The Economy and Bond Market Diary (September 20, 2010)

The Economy and Bond Market Diary (September 20, 2010)

Treasury bond yields moved lower this week. The chart below shows the yield on the 10-year Treasury, which was 6 basis points lower for the week, ending at 2.74 percent. The yield is up about 27 basis points for the month of September to date.

10yr Treasury

Strengths

  • U.S. retail sales for August rose 0.4 percent, slightly better that the 0.3 percent consensus and the second consecutive monthly gain. Sales excluding automobiles advanced 0.6 percent, twice the 0.3 percent consensus forecast.
  • Initial jobless claims for the week ended September 11 dropped by 3,000 from the revised number for the prior week to 450,000, better that the 459,000 consensus.
  • The U.S. government’s August budget deficit was $90.5 billion, less than the $95 billion median forecast by economists and down 13 percent from the $103.6 billion deficit in August 2009.

Weaknesses

  • The New York Fed’s Empire State manufacturing index for September fell to 4.1 from 7.1 in August. While index readings above zero signal expansion, the report was below the consensus estimate of 8.0.
  • The Philadelphia Federal Index for September rose to minus 0.7 from minus 7.7 in August, but it was below the consensus of a positive 0.5, and it was still in negative territory. Some economists consider the index as a gauge of sentiment among manufacturers in the region.
  • Although confidence among U.S. small businesses rose in August for the first time in three months, the NFIB’s optimism index, which increased slightly to 88.8 from July’s 88.1 reading, is still in “recession territory” according to the report.
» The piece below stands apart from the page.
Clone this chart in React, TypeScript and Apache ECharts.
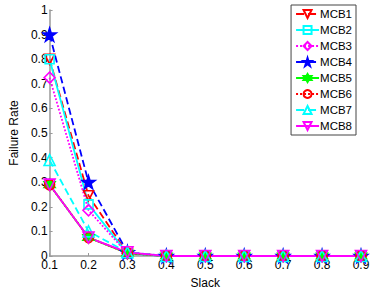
import React, { useEffect, useRef } from "react";
import * as echarts from "echarts";

const slack = ["0.1", "0.2", "0.3", "0.4", "0.5", "0.6", "0.7", "0.8", "0.9"];
const yTicks = [0, 0.1, 0.2, 0.3, 0.4, 0.5, 0.6, 0.7, 0.8, 0.9, 1];

const mcb1 = [0.8, 0.245, 0.01, 0, 0, 0, 0, 0, 0];
const mcb2 = [0.8, 0.21, 0.01, 0, 0, 0, 0, 0, 0];
const mcb3 = [0.725, 0.186, 0.01, 0, 0, 0, 0, 0, 0];
const mcb4 = [0.9, 0.3, 0.015, 0, 0, 0, 0, 0, 0];
const mcb5 = [0.29, 0.075, 0.012, 0, 0, 0, 0, 0, 0];
const mcb6 = [0.29, 0.075, 0.012, 0, 0, 0, 0, 0, 0];
const mcb7 = [0.39, 0.1, 0.015, 0, 0, 0, 0, 0, 0];
const mcb8 = [0.29, 0.075, 0.015, 0, 0, 0, 0, 0, 0];

const STAR = "path://M50 0 L61.23 34.55 L97.55 34.55 L68.16 55.9 L79.39 90.45 L50 69.1 L20.61 90.45 L31.84 55.9 L2.45 34.55 L38.77 34.55 Z";
const HEX = "path://M50 0 L63 25 L93 25 L78 50 L93 75 L63 75 L50 100 L37 75 L7 75 L22 50 L7 25 L37 25 Z";

const seriesDefs = [
  { name: "MCB1", data: mcb1, color: "#ff0000", type: "dashed", symbol: "triangle", rotate: 180, filled: false, size: 10 },
  { name: "MCB2", data: mcb2, color: "#00ffff", type: "solid", symbol: "rect", rotate: 0, filled: false, size: 9 },
  { name: "MCB3", data: mcb3, color: "#ff00ff", type: "dotted", symbol: "diamond", rotate: 0, filled: false, size: 11 },
  { name: "MCB4", data: mcb4, color: "#0000ff", type: "dashed", symbol: STAR, rotate: 0, filled: true, size: 13 },
  { name: "MCB5", data: mcb5, color: "#00ff00", type: "solid", symbol: HEX, rotate: 0, filled: true, size: 11 },
  { name: "MCB6", data: mcb6, color: "#ff0000", type: "dotted", symbol: "circle", rotate: 0, filled: false, size: 10 },
  { name: "MCB7", data: mcb7, color: "#00ffff", type: "dashed", symbol: "triangle", rotate: 0, filled: false, size: 11 },
  { name: "MCB8", data: mcb8, color: "#ff00ff", type: "solid", symbol: "triangle", rotate: 180, filled: false, size: 11 },
];

const FONT = "Liberation Sans, Arial, sans-serif";

export default function App() {
  const ref = useRef<HTMLDivElement>(null);
  useEffect(() => {
    if (!ref.current) return;
    const chart = echarts.init(ref.current, null, { renderer: "svg" });
    chart.setOption({
      animation: false,
      backgroundColor: "#ffffff",
      textStyle: { fontFamily: FONT },
      grid: { left: 37, right: 13, top: 10, bottom: 30, containLabel: false },
      legend: {
        orient: "vertical",
        right: 18,
        top: 5,
        padding: [3, 4, 3, 4],
        itemGap: 4,
        itemWidth: 23,
        itemHeight: 10,
        backgroundColor: "#ffffff",
        borderColor: "#444444",
        borderWidth: 1,
        textStyle: { fontSize: 11.5, color: "#000", fontFamily: FONT, padding: [0, 0, 0, -4] },
        data: seriesDefs.map((s) => s.name),
      },
      xAxis: {
        type: "category",
        data: slack,
        boundaryGap: false,
        name: "Slack",
        nameLocation: "middle",
        nameGap: 21,
        nameTextStyle: { fontSize: 12, color: "#000", fontFamily: FONT },
        axisLine: { lineStyle: { color: "#999999", width: 1.5 } },
        axisTick: { inside: true, length: 3, alignWithLabel: true, lineStyle: { color: "#999999" } },
        axisLabel: { fontSize: 12, color: "#000", margin: 3, fontFamily: FONT },
        splitLine: { show: false },
      },
      yAxis: {
        type: "value",
        min: yTicks[0],
        max: yTicks[yTicks.length - 1],
        interval: 0.1,
        name: "Failure Rate",
        nameLocation: "middle",
        nameGap: 27,
        nameTextStyle: { fontSize: 12, color: "#000", fontFamily: FONT },
        axisLine: { show: true, lineStyle: { color: "#999999", width: 1.5 } },
        axisTick: { show: true, inside: true, length: 3, lineStyle: { color: "#999999" } },
        axisLabel: {
          fontSize: 12,
          color: "#000",
          margin: 2,
          fontFamily: FONT,
          formatter: (v: number) => String(Math.round(v * 10) / 10),
        },
        splitLine: { show: false },
      },
      series: seriesDefs.map((s) => ({
        name: s.name,
        type: "line",
        data: s.data,
        color: s.color,
        symbol: s.symbol,
        symbolSize: s.size,
        symbolRotate: s.rotate,
        showAllSymbol: true,
        lineStyle: { color: s.color, width: 1.8, type: s.type },
        itemStyle: {
          color: s.filled ? s.color : "rgba(255,255,255,0)",
          borderColor: s.color,
          borderWidth: 1.6,
        },
        emphasis: { disabled: true },
      })),
    });
    return () => chart.dispose();
  }, []);
  return <div ref={ref} style={{ width: 374, height: 294, position: "absolute", left: 0, top: 0 }} />;
}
The measure averaged 100.6 in the five years before the economic slump began in December 2007.
  • The University of Michigan preliminary index of consumer sentiment for September fell to a 12-month low of 66.6 from 68.9 in August, and it was below the consensus estimate of 70.0.

Opportunities

  • Inflation is unlikely to be a problem for some time and this gives central bankers and other policymakers around the world room for expansive policies.

Threats

  • European financial concerns have intensified recently as the long-term solutions still appear elusive for many economies.